RCNN

last modified : 13-06-2019

General Information

  • Title: Rich feature hierarchies for accurate object detection and semantic segmentation
  • Authors: Ross Girshick, Jeff Donahue, Trevor Darrell, Jitendra Malik
  • Link: article
  • Date of first submission: 11 November 2013
  • Implementations:

Brief

This network is one of the pioneers for object detection. In its conception it is tightly linked to the OverFeat network, as described in the article : "OverFeat can be seen (roughly) as a special case of R-CNN.".
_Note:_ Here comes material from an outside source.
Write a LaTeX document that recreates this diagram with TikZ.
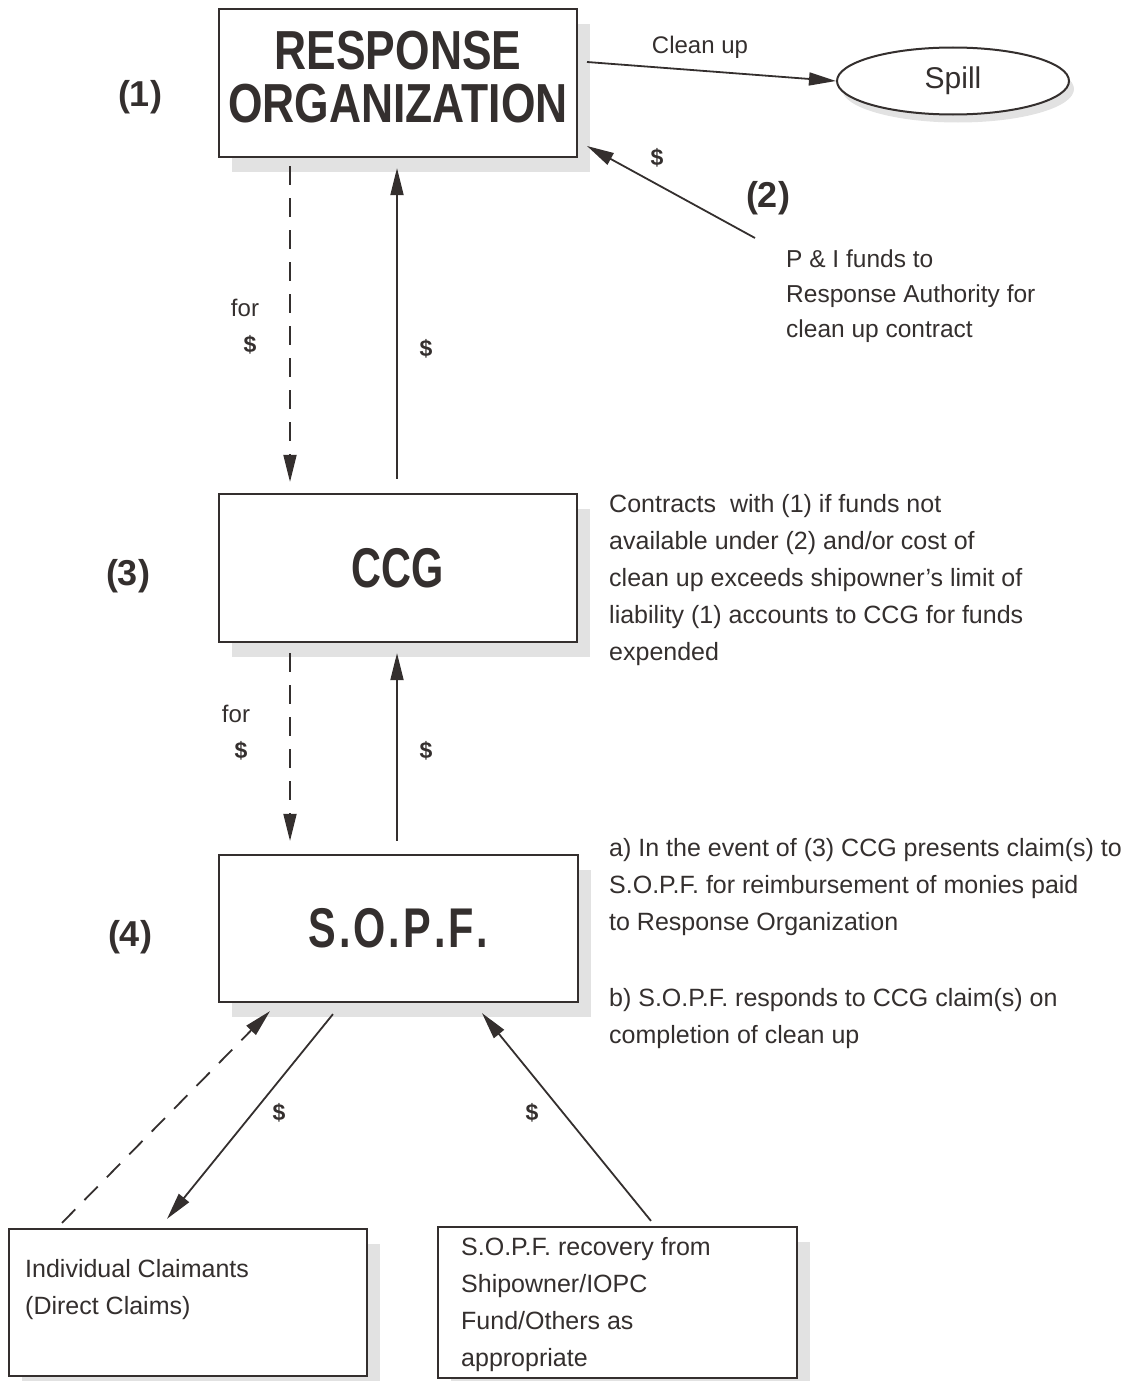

Even if the architecture of the network is inspired by OverFeat, the RCNN outperformed all of the results at the time of its publication.

One of the main contribution of the paper is to demonstrate the gain obtained when pre-training on large auxiliary dataset and then training on the target set.

This is not an end-to-end classifier.

How Does It Work

The network is made of three main parts, the region extractor, the feature extractor and finally the classifier. The whole network is shown in the following image:

RCNN Network

A region proposal algorithm extract ROI, then each region is fed to a classifier and finally the extracted features are classified.

Results

Results for the PASCAL VOC 2010 challenge :

Model mAP
RCNN 53.7
SegDPM 40.4
Regionlets 39.7
UVA 35.1
DPM v5 33.4

Results for the ILSVRC 2013 challenge :

Model mAP
RCNN 31.4
OverFeat 24.3

In Depth

At test time

The first part of the network uses the selective search algorithm to generate around 2k boxes of possible objects.

Then, second part of the network uses the network from Krizhevsky et al. to generate a 4096-dimensional feature vector from each boxes that were proposed. The input image is a 227x227 mean-subtracted wrapped RGB image.

Finally the correct class is extracted using a SVM and Non-Maximum suppression from all the boxes.

At training time

The CNN is trained with the fully connected layers at the end modified to match the number of classes in the dataset.

The network is first pre-trained "on a large auxiliary dataset (ILSVRC2012 classification) using image-level annotations only", with all the classes. Then the network is fine tuned by replacing the fully connected layer with a smaller one to match the number of class.

Finally, once the CNN part has converged, the SVMs are trained.